= Kate Clugston =

American dramatist

Katharine "Kate" Thatcher Clugston (1892, Whitley County, Indiana – 1985, Chebeague Island, Maine) was a playwright, poet, and English teacher.

==Biography==
After graduating from high school in Indiana, Kate Clugston went to Wells College, where she received her bachelor's degree in 1914. She then studied at Radcliffe College and at the Yale School of Drama under George Pierce Baker. Her play Finished was produced at New Haven to excellent reviews but failed, after eight performances, in New York under the title These Days. In November 1928 her play These Days, which was the Broadway debut of Katharine Hepburn in a supporting role, failed in New York but eventually served as part of the basis of the screenplay for the 1934 film Finishing School.
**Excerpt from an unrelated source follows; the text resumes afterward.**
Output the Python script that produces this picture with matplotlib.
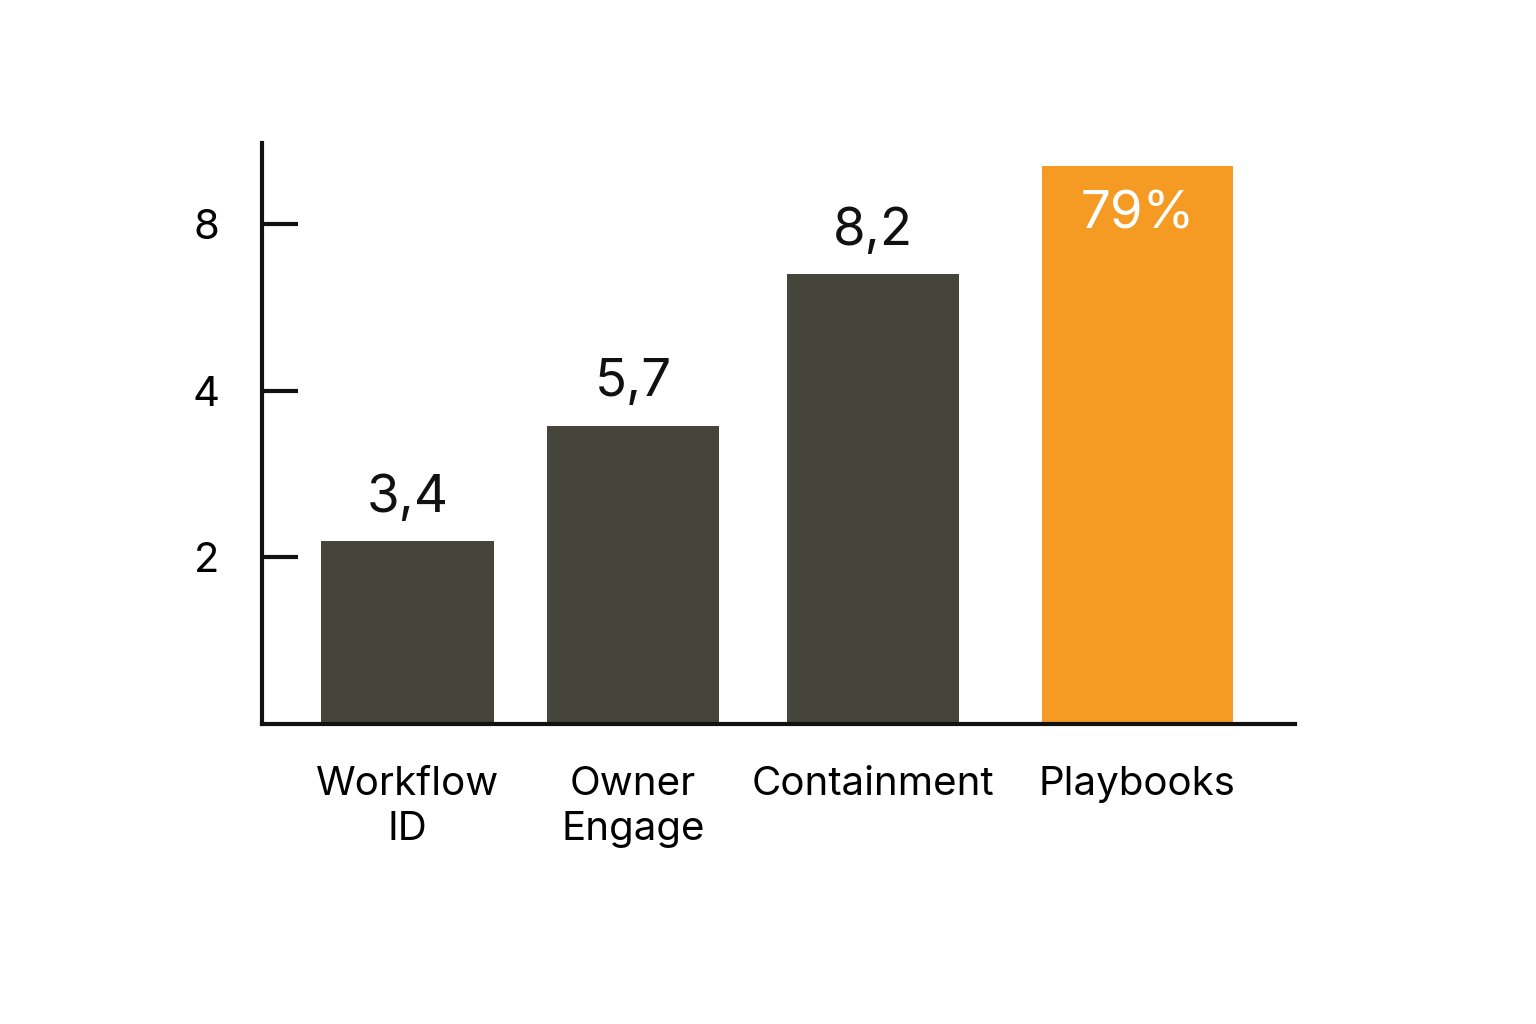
import matplotlib
matplotlib.use("Agg")
import matplotlib.pyplot as plt

plt.rcParams["font.family"] = ["Inter", "DejaVu Sans"]

categories = ["Workflow\nID", "Owner\nEngage", "Containment", "Playbooks"]
bar_tops = [2.14, 3.46, 6.5, 10.2]
value_labels = ["3,4", "5,7", "8,2", "79%"]
yticks = [2, 4, 8]

positions = [0, 0.93, 1.92, 3.01]
widths = [0.71, 0.71, 0.71, 0.79]
colors = ["#45453c", "#45453c", "#45453c", "#f59a23"]

fig = plt.figure(figsize=(15.36, 10.24), dpi=100)
ax = fig.add_axes([0.1706, 0.293, 0.6725, 0.567])
ax.set_yscale("log", base=2)
ax.set_ylim(1, 11.2)
ax.set_xlim(-0.60, 3.66)
ax.bar(positions, [t - 1 for t in bar_tops], width=widths, color=colors, bottom=1)
for sp in ["top", "right"]:
    ax.spines[sp].set_visible(False)
for sp in ["left", "bottom"]:
    ax.spines[sp].set_linewidth(3)
    ax.spines[sp].set_color("#111111")
ax.set_yticks(yticks)
ax.set_yticklabels([str(t) for t in yticks])
ax.minorticks_off()
ax.tick_params(axis="y", direction="in", length=26, width=3, labelsize=30, pad=40, color="#111111")
ax.set_xticks(positions)
ax.set_xticklabels(categories, fontsize=29, linespacing=1.3)
ax.tick_params(axis="x", length=0, pad=30)
for lbl in ax.get_yticklabels():
    lbl.set_horizontalalignment("center")
for i, (x, h, t) in enumerate(zip(positions, bar_tops, value_labels)):
    if i == 3:
        ax.text(x, 8.3, t, ha="center", va="center", fontsize=38, color="white")
    else:
        ax.text(x, h * 1.08, t, ha="center", va="bottom", fontsize=38, color="#111111")
fig.savefig("out.png", dpi=100)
In the academic year 1931–1932 she studied abroad with the support of a Guggenheim Fellowship. Her play The Head of the Family was adapted for the 1934 film The Last Gentleman starring George Arliss and Charlotte Henry. Clugston was the head of the play bureau in the Federal Theatre Project and wrote the report Reorganization of the Play Bureau in 1936. She established Wells College's department of Public Relations and served as its director from 1944 to 1947. She taught English until her retirement to her home on Chebeague Island, Maine.

As a memorial tribute, Wells College established the Kate Clugston Class of 1914 Prize in Theatre.